Sunday, June 30, 2013

Amanda Palmer, on The Quietus

Also, Palmer on the letters of Korean Zen master, Seung Sahn:

When people come to me in times of real trouble, and sometimes they do, there's a couple of books I recommend as a way to feel grounded. One of them is a book by a Korean Zen Buddhist named Seung Sahn. It's a series of letters between him and his students. I read that book. Anthony gave me that book when I was about 23, and I took it on a trip to Australia, where I was going to street performances and try to make some money on the Adelaide street fringe. It's a long story, way too long for your article. But when I was in Australia I got accidentally arrested. I had just been reading that book that morning and the previous day. In the morning of sitting and talking to a bunch of Australian police, I really had the experience of watching my own mind battle myself and want to defend myself and get angry and revert to my old patterns of behavior. And instead I just calmly sat there explaining what had happened and feeling the power in non-reactivity and the power of not getting angry and the power of realising that these guys were just doing their jobs. And that was one of those life-changing moments. I've probably bought that book a dozen times and gifted it to people who were in need. I don't give them [a copy of] How To Understand The Music Business; I give them the Seung Sahn letters.

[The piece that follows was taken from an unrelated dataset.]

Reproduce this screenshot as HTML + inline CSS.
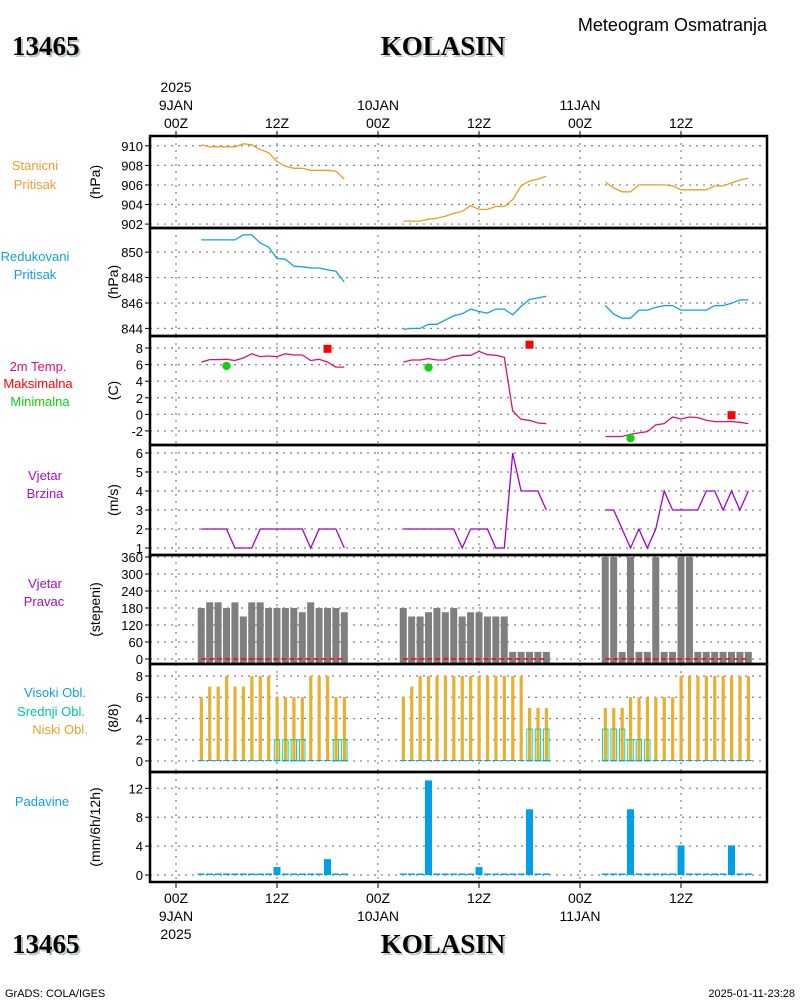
<!DOCTYPE html>
<html><head><meta charset="utf-8">
<style>
html,body{margin:0;padding:0;background:#fff;}
svg{display:block;font-family:"Liberation Sans",sans-serif;}
</style></head>
<body>
<svg id="chart" width="800" height="1000" viewBox="0 0 800 1000" xmlns="http://www.w3.org/2000/svg">
  <g>
    <text x="14" y="57" font-family="Liberation Serif" font-weight="bold" font-size="27" fill="#b8c8b8">13465</text>
    <text x="12" y="55" font-family="Liberation Serif" font-weight="bold" font-size="27" fill="#000">13465</text>
    <text x="445" y="57" text-anchor="middle" font-family="Liberation Serif" font-weight="bold" font-size="27" fill="#b8c8b8">KOLASIN</text>
    <text x="443" y="55" text-anchor="middle" font-family="Liberation Serif" font-weight="bold" font-size="27" fill="#000">KOLASIN</text>
    <text x="767" y="31" text-anchor="end" font-size="18" fill="#000">Meteogram Osmatranja</text>
  </g>
  <g>
    <text x="14" y="955" font-family="Liberation Serif" font-weight="bold" font-size="27" fill="#b8c8b8">13465</text>
    <text x="12" y="953" font-family="Liberation Serif" font-weight="bold" font-size="27" fill="#000">13465</text>
    <text x="445" y="955" text-anchor="middle" font-family="Liberation Serif" font-weight="bold" font-size="27" fill="#b8c8b8">KOLASIN</text>
    <text x="443" y="953" text-anchor="middle" font-family="Liberation Serif" font-weight="bold" font-size="27" fill="#000">KOLASIN</text>
    <text x="5" y="997" font-size="11" fill="#000">GrADS: COLA/IGES</text>
    <text x="795" y="997" text-anchor="end" font-size="11" fill="#000">2025-01-11-23:28</text>
  </g>
  <g id="plots"></g>
</svg>
<script>
// ---- data (hours 03Z..20Z each day) ----
const days = [0, 1, 2];
const hours = [3,4,5,6,7,8,9,10,11,12,13,14,15,16,17,18,19,20];
const xTickHours = [0, 12, 24, 36, 48, 60];
const xTickLabels = ["00Z","12Z","00Z","12Z","00Z","12Z"];
const dateLabels = ["9JAN","10JAN","11JAN"];
const yearLabel = "2025";

const stationPressure = [
 [910.1,909.9,909.9,909.9,909.9,910.2,910.1,909.6,909.3,908.4,907.9,907.7,907.7,907.5,907.5,907.5,907.4,906.6],
 [902.3,902.3,902.3,902.5,902.6,902.8,903.1,903.3,903.9,903.5,903.5,903.8,903.8,904.5,905.9,906.4,906.6,906.9],
 [906.3,905.7,905.3,905.3,906.0,906.0,906.0,906.0,905.9,905.5,905.5,905.5,905.5,905.9,905.9,906.2,906.5,906.7]];
const reducedPressure = [
 [850.96,850.96,850.96,850.96,850.96,851.36,851.36,850.72,850.4,849.5,849.44,848.9,848.85,848.75,848.75,848.6,848.5,847.65],
 [843.92,844.0,844.0,844.32,844.32,844.67,844.99,845.15,845.52,845.33,845.2,845.52,845.52,845.07,845.73,846.27,846.4,846.53],
 [845.79,845.12,844.8,844.8,845.44,845.44,845.65,845.79,845.79,845.44,845.44,845.44,845.44,845.79,845.79,845.97,846.24,846.24]];
const temperature = [
 [6.3,6.6,6.6,6.64,6.5,6.8,7.3,6.96,7.04,6.96,7.3,7.16,7.16,6.5,6.64,6.3,5.7,5.7],
 [6.3,6.56,6.56,6.72,6.56,6.56,6.96,7.12,7.12,7.6,7.2,7.12,6.88,0.4,-0.6,-0.72,-1.04,-1.12],
 [-2.68,-2.68,-2.68,-2.4,-2.24,-2.08,-1.28,-1.12,-0.32,-0.56,-0.32,-0.4,-0.72,-0.88,-0.88,-0.88,-0.96,-1.12]];
const maxTemp = [7.9, 8.4, -0.1];
const maxTempHour = [18, 18, 18];
const minTemp = [5.84, 5.64, -2.88];
const minTempHour = [6, 6, 6];
const windSpeed = [
 [2,2,2,2,1,1,1,2,2,2,2,2,2,1,2,2,2,1],
 [2,2,2,2,2,2,2,1,2,2,2,1,1,6,4,4,4,3],
 [3,3,2,1,2,1,2,4,3,3,3,3,4,4,3,4,3,4]];
const windDir = [
 [180,200,200,180,200,150,200,200,180,180,180,180,165,200,180,180,180,165],
 [180,150,150,165,180,165,180,150,165,165,150,150,150,25,25,25,25,25],
 [360,360,25,360,25,25,360,25,25,360,360,25,25,25,25,25,25,25]];
const lowCloud = [
 [6,7,7,8,7,7,8,8,8,6,6,6,6,8,8,8,6,6],
 [6,7,8,8,8,8,8,8,8,8,8,8,8,8,8,5,5,5],
 [5,5,5,6,6,6,6,6,6,8,8,8,8,8,8,8,8,8]];
const midCloud = [
 [0,0,0,0,0,0,0,0,0,2,2,2,2,0,0,0,2,2],
 [0,0,0,0,0,0,0,0,0,0,0,0,0,0,0,3,3,3],
 [3,3,3,2,2,2,0,0,0,0,0,0,0,0,0,0,0,0]];
const highCloud = [
 [0,0,0,0,0,0,0,0,0,0,0,0,0,0,0,0,0,0],
 [0,0,0,0,0,0,0,0,0,0,0,0,0,0,0,0,0,0],
 [0,0,0,0,0,0,0,0,0,0,0,0,0,0,0,0,0,0]];
const precip = [
 [0,0,0,0,0,0,0,0,0,1.1,0,0,0,0,0,2.2,0,0],
 [0,0,0,13.1,0,0,0,0,0,1.1,0,0,0,0,0,9.1,0,0],
 [0,0,0,9.1,0,0,0,0,0,4.1,0,0,0,0,0,4.1,0,0]];

// ---- layout ----
const NS = "http://www.w3.org/2000/svg";
const root = document.getElementById('plots');
const X0 = 150, X1 = 767;
function xScale(h){ return 176 + h * 101 / 12; }
function mk(tag, attrs, parent){
  const e = document.createElementNS(NS, tag);
  for (const k in attrs) e.setAttribute(k, attrs[k]);
  (parent || root).appendChild(e);
  return e;
}
function txt(s, attrs, parent){ const e = mk('text', attrs, parent); e.textContent = s; return e; }

const panels = [
 {name:'station-pressure', top:136, bot:228, vmin:901.6, vmax:911.0, ticks:[902,904,906,908,910], unit:'(hPa)', ux:95,
  labels:[['Stanicni',35,170,'#e8a030'],['Pritisak',35,189,'#e8a030']]},
 {name:'reduced-pressure', top:228, bot:336, vmin:843.4, vmax:851.9, ticks:[844,846,848,850], unit:'(hPa)', ux:113,
  labels:[['Redukovani',35,261,'#10a0e0'],['Pritisak',35,279,'#10a0e0']]},
 {name:'temperature', top:336, bot:445, vmin:-3.7, vmax:9.45, ticks:[-2,0,2,4,6,8], unit:'(C)', ux:113,
  labels:[['2m Temp.',38,371,'#e0106a'],['Maksimalna',38,388,'#ff0000'],['Minimalna',40,406,'#10d010']]},
 {name:'wind-speed', top:445, bot:555, vmin:0.63, vmax:6.42, ticks:[1,2,3,4,5,6], unit:'(m/s)', ux:113,
  labels:[['Vjetar',45,480,'#a010c0'],['Brzina',45,498,'#a010c0']]},
 {name:'wind-direction', top:555, bot:664, vmin:-17.7, vmax:367, ticks:[0,60,120,180,240,300,360], unit:'(stepeni)', ux:95,
  labels:[['Vjetar',45,588,'#a010c0'],['Pravac',44,606,'#a010c0']]},
 {name:'cloud-cover', top:664, bot:772, vmin:-1.04, vmax:9.13, ticks:[0,2,4,6,8], unit:'(8/8)', ux:113,
  labels:[['Visoki Obl.',55,697,'#10a0e0'],['Srednji Obl.',51,716,'#00c890'],['Niski Obl.',60,734,'#e8a030']]},
 {name:'precipitation', top:772, bot:882, vmin:-0.97, vmax:14.26, ticks:[0,4,8,12], unit:'(mm/6h/12h)', ux:95,
  labels:[['Padavine',42,806,'#10a0e0']]}
];
panels.forEach(p => { p.y = v => p.bot - (v - p.vmin) / (p.vmax - p.vmin) * (p.bot - p.top); });

// grids, ticks, labels
panels.forEach(p => {
  const g = mk('g', {});
  
  
  xTickHours.forEach(h => {
    const l = mk('line', {x1:xScale(h), x2:xScale(h), y1:p.top, y2:p.bot, stroke:'#808080', 'stroke-width':1.2, 'stroke-dasharray':'2,5'}, g);
    
    
  });
  p.ticks.forEach(t => {
    const y = p.y(t);
    const l = mk('line', {x1:X0, x2:X1, y1:y, y2:y, stroke:'#808080', 'stroke-width':1.2, 'stroke-dasharray':'2,5'}, g);
    
    
    const tk = mk('line', {x1:X0-5, x2:X0, y1:y, y2:y, stroke:'#000', 'stroke-width':1}, g);
    
    
    const tl = txt(String(t), {x:X0-7, y:y+5, 'text-anchor':'end', 'font-size':13, fill:'#000'}, g);
    
    
  });
  const cy = (p.top + p.bot) / 2;
  const ut = txt(p.unit, {x:p.ux, y:cy, 'text-anchor':'middle', 'font-size':14, fill:'#000', transform:`rotate(-90 ${p.ux} ${cy})`, dy:5}, g);
  
  
  p.labels.forEach(L => {
    const t = txt(L[0], {x:L[1], y:L[2], 'text-anchor':'middle', 'font-size':13, fill:L[3]}, g);
    
    
  });
  p.g = g;
});

function linePlot(p, data, color, name){
  days.forEach(d => {
    const pts = data[d].map((v,i) => xScale(24*d + hours[i]).toFixed(1) + ',' + p.y(v).toFixed(1)).join(' ');
    const pl = mk('polyline', {points:pts, fill:'none', stroke:color, 'stroke-width':1.3}, p.g);
    
    
  });
}
linePlot(panels[0], stationPressure, '#e8a020', 'station-pressure-line');
linePlot(panels[1], reducedPressure, '#10a0e0', 'reduced-pressure-line');
linePlot(panels[2], temperature, '#e0106a', 'temperature-line');
linePlot(panels[3], windSpeed, '#a000d0', 'wind-speed-line');

// max / min markers
days.forEach(d => {
  const p = panels[2];
  const mx = xScale(24*d + maxTempHour[d]);
  const r = mk('rect', {x:mx-4, y:p.y(maxTemp[d])-4, width:8, height:8, fill:'#ff0000'}, p.g);
  
  
  const nx = xScale(24*d + minTempHour[d]);
  const c = mk('circle', {cx:nx, cy:p.y(minTemp[d]), r:4.2, fill:'#10d010'}, p.g);
  
  
});

// wind direction bars
days.forEach(d => {
  const p = panels[4];
  windDir[d].forEach((v,i) => {
    const x = xScale(24*d + hours[i]);
    const b = mk('rect', {x:x-3.5, y:p.y(v), width:7, height:p.y(0)-p.y(v)+4, fill:'#7f7f7f'}, p.g);
    
    
  });
  const l = mk('line', {x1:xScale(24*d+hours[0]), x2:xScale(24*d+hours[hours.length-1]), y1:p.y(0), y2:p.y(0), stroke:'#ff0000', 'stroke-width':1.5, 'stroke-dasharray':'5,3'}, p.g);
  
  
});

// clouds
days.forEach(d => {
  const p = panels[5];
  const y0 = p.y(0);
  lowCloud[d].forEach((v,i) => {
    const x = xScale(24*d + hours[i]);
    const b = mk('rect', {x:x-1.5, y:p.y(v), width:3.2, height:y0-p.y(v), fill:'#e8b030'}, p.g);
    
    
    const m = midCloud[d][i];
    if (m > 0) {
      const mb = mk('rect', {x:x-2.7, y:p.y(m), width:5.4, height:y0-p.y(m), fill:'none', stroke:'#00d090', 'stroke-width':0.9}, p.g);
      
      
    }
    const hv = highCloud[d][i];
    const hb = mk('rect', {x:x-3.5, y:p.y(hv)-1, width:7, height:y0-p.y(hv)+1, fill:'#10a0e0'}, p.g);
    
    
  });
});

// precipitation
days.forEach(d => {
  const p = panels[6];
  const y0 = p.y(0);
  precip[d].forEach((v,i) => {
    const x = xScale(24*d + hours[i]);
    const h = Math.max(y0 - p.y(v), 1.5);
    const b = mk('rect', {x:x-3.5, y:y0-h, width:7, height:h, fill:'#00a0e8'}, p.g);
    
    
  });
});

// frames
panels.forEach(p => {
  const r = mk('rect', {x:X0, y:p.top, width:X1-X0, height:p.bot-p.top, fill:'none', stroke:'#000', 'stroke-width':2.5}, p.g);
  
  
});

// time axes top & bottom
const ax = mk('g', {});


xTickHours.forEach((h,k) => {
  const x = xScale(h);
  const t1 = mk('line', {x1:x, x2:x, y1:131, y2:136, stroke:'#000', 'stroke-width':1}, ax);
  
  
  const t2 = mk('line', {x1:x, x2:x, y1:882, y2:888, stroke:'#000', 'stroke-width':1}, ax);
  
  
  const a = txt(xTickLabels[k], {x:x, y:128, 'text-anchor':'middle', 'font-size':14, fill:'#000'}, ax);
  
  
  const b = txt(xTickLabels[k], {x:x, y:903, 'text-anchor':'middle', 'font-size':14, fill:'#000'}, ax);
  
  
});
days.forEach(d => {
  const x = xScale(24*d);
  const a = txt(dateLabels[d], {x:x, y:110, 'text-anchor':'middle', 'font-size':14, fill:'#000'}, ax);
  
  
  const b = txt(dateLabels[d], {x:x, y:921, 'text-anchor':'middle', 'font-size':14, fill:'#000'}, ax);
  
  
});
const y1t = txt(yearLabel, {x:xScale(0), y:92, 'text-anchor':'middle', 'font-size':14, fill:'#000'}, ax);


const y2t = txt(yearLabel, {x:xScale(0), y:939, 'text-anchor':'middle', 'font-size':14, fill:'#000'}, ax);


</script>
</body></html>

He also wrote this book, The Compass Of Zen. I wouldn't recommend starting with The Compass Of Zen. I would recommend starting with the letters. Because you have totally normal people dealing with totally normal problems. "I don't know what to do with my life. My parents don't fucking understand me. I keep being distracted." These are kids in the sixties and seventies. The problems are all the same. It takes no intellectual stretch to read these letters that these kids wrote to their Zen teacher, or a teacher they saw at a talk. And he writes back these beautiful, considered, really great, no-bullshit answers about what's important. He actually influenced my correspondence style. I read those books often, and I notice when my writing style tries to mimic it. I start speaking in these short, terse sentences as if I were a Korean monk who didn't speak great English.